Friday, June 25, 2010

Useful Idiots in Contemporary School Reform


Gist said it’s time to revisit what high schools look like.

“Classrooms with rows of desks, and the teacher says turn to page 138, do the odd-numbered problems, and don’t make any noise — that doesn’t work anymore,” she said. “Kids are living in an interactive world.”

Gist, who has made teaching excellence one of her priorities, said she recently read a study of how students perceive great teachers.

“[Students] want to be challenged ... hard work that’s fun and engaging, and the feeling you can accomplish something, that’s the best feeling in the world,” she said.

You mean like this kind of thing?

URI/Provplan GIS transportation project (2006-2007)

Students worked with professors from URI and GIS experts from Provplan to study the transportation patterns of teens in Providence.

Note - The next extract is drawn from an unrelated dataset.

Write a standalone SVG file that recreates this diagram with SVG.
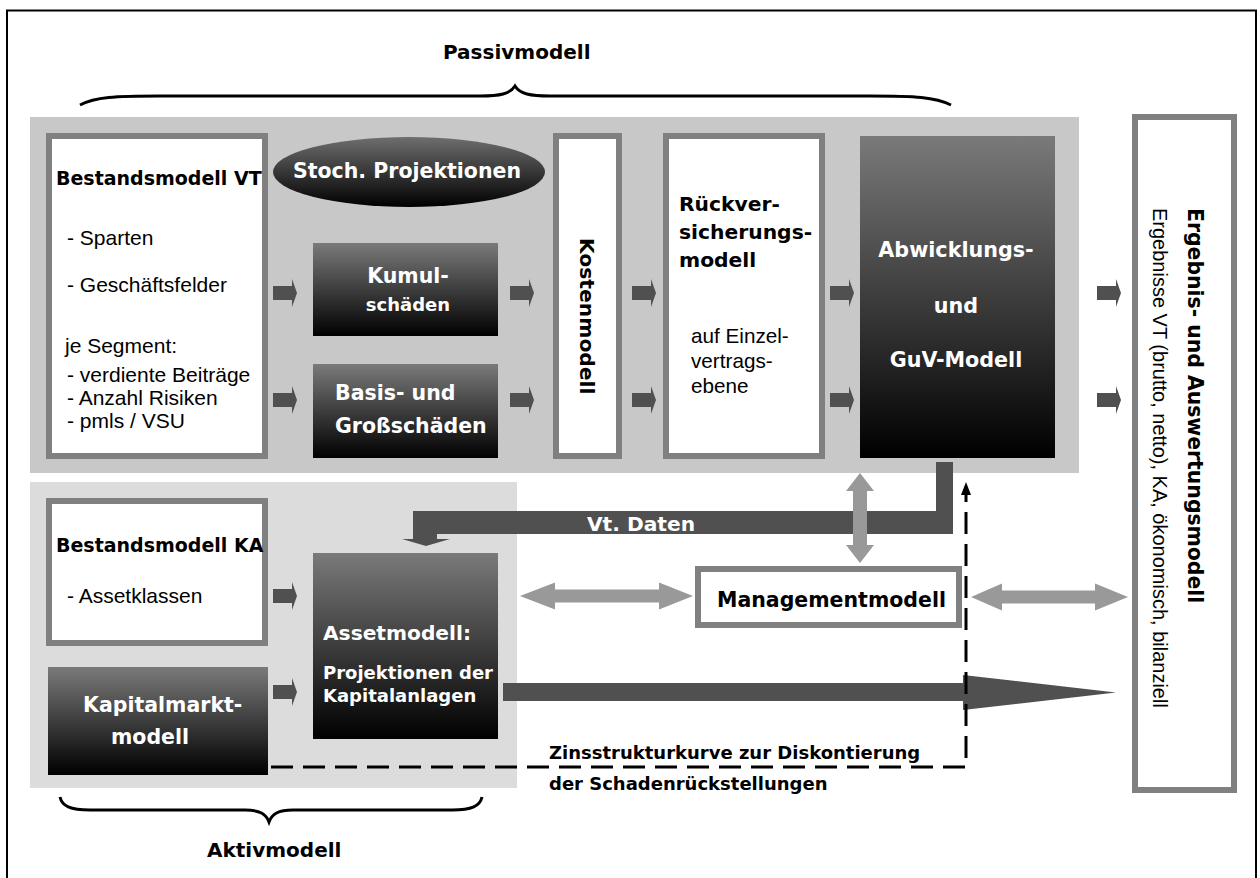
<svg xmlns="http://www.w3.org/2000/svg" xmlns:xlink="http://www.w3.org/1999/xlink" width="1260" height="878" viewBox="0 0 1260 878">
  <style>
    .b { font-family: "DejaVu Sans", "Liberation Sans", sans-serif; font-weight: bold; }
    .r { font-family: "Liberation Sans", Arial, sans-serif; }
    .blk { fill: #000000; }
    .wht { fill: #ffffff; }
    .frame { fill: #ffffff; stroke: #808080; stroke-width: 6; }
    .brace { fill: none; stroke: #000000; stroke-width: 3; }
    .dark { fill: #505050; }
    .grey { fill: #999999; }
  </style>
  <defs>
    <linearGradient id="shade" x1="0" y1="0" x2="0" y2="1">
      <stop offset="0" stop-color="#7a7a7a"/>
      <stop offset="1" stop-color="#000000"/>
    </linearGradient>
    <linearGradient id="shadeEll" x1="0" y1="0" x2="0" y2="1">
      <stop offset="0" stop-color="#6e6e6e"/>
      <stop offset="1" stop-color="#000000"/>
    </linearGradient>
    <path id="blockArrow" d="M0,-7 H19 V-14 L24,0 L19,14 V7 H0 Z"/>
  </defs>

  <rect width="1260" height="878" fill="#ffffff"/>
  <!-- outer frame (open at the bottom edge) -->
  <rect x="7" y="10.5" width="1249" height="900" fill="none" stroke="#000000" stroke-width="2"/>

  <!-- section panels -->
  <g id="passiv-panel">
    <rect x="30" y="117" width="1049" height="356" fill="#c8c8c8"/>
  </g>
  <g id="aktiv-panel">
    <rect x="30" y="482" width="487" height="306" fill="#dcdcdc"/>
  </g>

  <!-- section braces and titles -->
  <g id="passivmodell">
    <path class="brace" d="M80,105 C95,97 115,96 160,96 L480,96 C500,96 510,94 515,86 C520,94 530,96 550,96 L870,96 C915,96 935,97 951,105"/>
    <text class="b blk" x="443" y="59" font-size="20">Passivmodell</text>
  </g>
  <g id="aktivmodell">
    <path class="brace" d="M60,797 C62,806 70,810 90,810 L245,810 C260,810 266,814 269,822 C272,814 278,810 293,810 L452,810 C472,810 480,806 482,797"/>
    <text class="b blk" x="207" y="857" font-size="20">Aktivmodell</text>
  </g>

  <!-- nodes: liabilities side -->
  <g id="bestandsmodell-vt">
    <rect class="frame" x="49" y="136" width="216" height="320"/>
    <text class="b blk" x="56" y="185" font-size="19">Bestandsmodell VT</text>
    <text class="r blk" x="67" y="245" font-size="21">- Sparten</text>
    <text class="r blk" x="67" y="292" font-size="21">- Geschäftsfelder</text>
    <text class="r blk" x="65" y="353" font-size="21">je Segment:</text>
    <text class="r blk" x="67" y="382" font-size="21">- verdiente Beiträge</text>
    <text class="r blk" x="67" y="405" font-size="21">- Anzahl Risiken</text>
    <text class="r blk" x="67" y="428" font-size="21">- pmls / VSU</text>
  </g>

  <g id="stoch-projektionen">
    <ellipse cx="409" cy="172" rx="136" ry="35" fill="url(#shadeEll)"/>
    <text class="b wht" x="407" y="178" font-size="20.5" text-anchor="middle">Stoch. Projektionen</text>
  </g>

  <g id="kumulschaeden">
    <rect x="313" y="243" width="185" height="93" fill="url(#shade)"/>
    <text class="b wht" x="408" y="283" font-size="20.5" text-anchor="middle">Kumul-</text>
    <text class="b wht" x="408" y="311" font-size="18" text-anchor="middle">schäden</text>
  </g>

  <g id="basis-grossschaeden">
    <rect x="313" y="364" width="185" height="94" fill="url(#shade)"/>
    <text class="b wht" x="335" y="400" font-size="20.5">Basis- und</text>
    <text class="b wht" x="335" y="433" font-size="20.5">Großschäden</text>
  </g>

  <g id="kostenmodell">
    <rect class="frame" x="556" y="136" width="63" height="320"/>
    <text class="b blk" font-size="20.3" transform="translate(580,238) rotate(90)">Kostenmodell</text>
  </g>

  <g id="rueckversicherungsmodell">
    <rect class="frame" x="666" y="136" width="156" height="320"/>
    <text class="b blk" x="679" y="211" font-size="20.3">Rückver-</text>
    <text class="b blk" x="679" y="239" font-size="20.3">sicherungs-</text>
    <text class="b blk" x="679" y="267" font-size="20.3">modell</text>
    <text class="r blk" x="691" y="343" font-size="20.7">auf Einzel-</text>
    <text class="r blk" x="691" y="368" font-size="20.7">vertrags-</text>
    <text class="r blk" x="691" y="393" font-size="20.7">ebene</text>
  </g>

  <g id="abwicklungs-guv-modell">
    <rect x="860" y="136" width="195" height="322" fill="url(#shade)"/>
    <text class="b wht" x="956" y="257" font-size="20.7" text-anchor="middle">Abwicklungs-</text>
    <text class="b wht" x="956" y="313" font-size="20.7" text-anchor="middle">und</text>
    <text class="b wht" x="956" y="367" font-size="20.7" text-anchor="middle">GuV-Modell</text>
  </g>

  <g id="ergebnis-auswertungsmodell">
    <rect class="frame" x="1135" y="117" width="99" height="673"/>
    <text class="b blk" font-size="20.4" transform="translate(1188,208) rotate(90)">Ergebnis- und Auswertungsmodell</text>
    <text class="r blk" font-size="20" transform="translate(1153,208) rotate(90)">Ergebnisse VT (brutto, netto), KA, ökonomisch, bilanziell</text>
  </g>

  <!-- nodes: asset side -->
  <g id="bestandsmodell-ka">
    <rect class="frame" x="49" y="501" width="216" height="142"/>
    <text class="b blk" x="56" y="552" font-size="19">Bestandsmodell KA</text>
    <text class="r blk" x="67" y="603" font-size="21">- Assetklassen</text>
  </g>

  <g id="kapitalmarktmodell">
    <rect x="48" y="667" width="220" height="108" fill="url(#shade)"/>
    <text class="b wht" x="83" y="712" font-size="20.5">Kapitalmarkt-</text>
    <text class="b wht" x="111" y="744" font-size="20.5">modell</text>
  </g>

  <g id="assetmodell">
    <rect x="313" y="553" width="185" height="186" fill="url(#shade)"/>
    <text class="b wht" x="323" y="640" font-size="20.2">Assetmodell:</text>
    <text class="b wht" x="323" y="679" font-size="18">Projektionen der</text>
    <text class="b wht" x="323" y="702" font-size="18">Kapitalanlagen</text>
  </g>

  <g id="managementmodell">
    <rect class="frame" x="698" y="569" width="261" height="56"/>
    <text class="b blk" x="717" y="607" font-size="20.5">Managementmodell</text>
  </g>

  <!-- connectors -->
  <g id="connectors">
    <!-- small block arrows between the liability stages -->
    <use xlink:href="#blockArrow" class="dark" x="273" y="293"/>
    <use xlink:href="#blockArrow" class="dark" x="273" y="400"/>
    <use xlink:href="#blockArrow" class="dark" x="510" y="293"/>
    <use xlink:href="#blockArrow" class="dark" x="510" y="400"/>
    <use xlink:href="#blockArrow" class="dark" x="632" y="293"/>
    <use xlink:href="#blockArrow" class="dark" x="632" y="400"/>
    <use xlink:href="#blockArrow" class="dark" x="830" y="293"/>
    <use xlink:href="#blockArrow" class="dark" x="830" y="400"/>
    <use xlink:href="#blockArrow" class="dark" x="1097" y="293"/>
    <use xlink:href="#blockArrow" class="dark" x="1097" y="400"/>
    <!-- inputs to the asset model -->
    <use xlink:href="#blockArrow" class="dark" x="273" y="596"/>
    <use xlink:href="#blockArrow" class="dark" x="273" y="692"/>

    <!-- Vt. Daten: from the run-off model down to the asset model -->
    <path class="dark" d="M936,462 H953 V534 H437 V539 H450 L426,546 L402,539 H413 V511 H936 Z"/>
    <text class="b wht" x="587" y="531" font-size="20.2">Vt. Daten</text>

    <!-- grey double arrows to and from the management model -->
    <path class="grey" d="M860,473 L874,491 H867 V545 H874 L860,563 L846,545 H853 V491 H846 Z"/>
    <path class="grey" d="M520,596 L555,582.5 V589.5 H659 V582.5 L693,596 L659,609.5 V602.5 H555 V609.5 Z"/>
    <path class="grey" d="M971,597 L1002,583.5 V590.5 H1095 V583.5 L1128,597 L1095,610.5 V603.5 H1002 V610.5 Z"/>

    <!-- asset projections to the result model -->
    <path class="dark" d="M503,683 H963 V675 L1116,692.5 L963,710 V701 H503 Z"/>

    <!-- yield curve for discounting claims reserves -->
    <path d="M271,767 H966 V492" fill="none" stroke="#000000" stroke-width="3" stroke-dasharray="22 10"/>
    <polygon points="966,482 971,495 961,495" fill="#000000"/>
    <text class="b blk" x="549" y="759" font-size="18">Zinsstrukturkurve zur Diskontierung</text>
    <text class="b blk" x="549" y="790" font-size="18">der Schadenrückstellungen</text>
  </g>
</svg>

Students learned to use GIS to create maps showing various transportation patterns they researched, then presented these maps at a forum at URI.

Hurricane Katrina unit (2005-2006)

In English, students read the text A Sudden Sea by R. A. Scotti about the hurricane of 1938 in Rhode Island while studying the relationship between geography and social, economic, political, cultural factors at play in New Orleans during Hurricane Katrina in social studies. Students mapped and calculated flood levels for all points of the city in science, and wrote a memoir from the point of view of a citizen of New Orleans. Students then created a textbook chapter about hurricane Katrina by assembling all their work from the different classes.

Feinstein Farm and water conservation project (with South Side Community Land Trust) (2008-2010)

Feinstein juniors who entered School 2 a year early worked with South Side Community Land Trust to plan, plant, and maintain an extensive garden at the school. They also designed, built, marketed, and installed water barrels for the community.

That's a partial selection of major cross-disciplinary projects undertaken at the highest achieving neighborhood high school in Providence, now closed with the support of Commissioner Gist.

Perhaps it is unfair of me to mock a mere intern over his role in this aggregated mess, considering everyone from Arne Duncan to Commissioner Gist on down displays the same willful ignorance of the implementation of their favored policies, the dissonance between their words and the actions taken on their behalf.

Also, if Ms. Gist is that curious about the problems with our STEM pipeline, she might ask Jason Becker why someone with a BS in chemistry from one of the finest universities in the world would stay in Rhode Island but never take a job in his trained field and become an education wonk instead.

... And from the ProJo comment cesspool:

My son is in the Bio-tech program at Davies, where Ms. Gist just cut more than half the school's funding.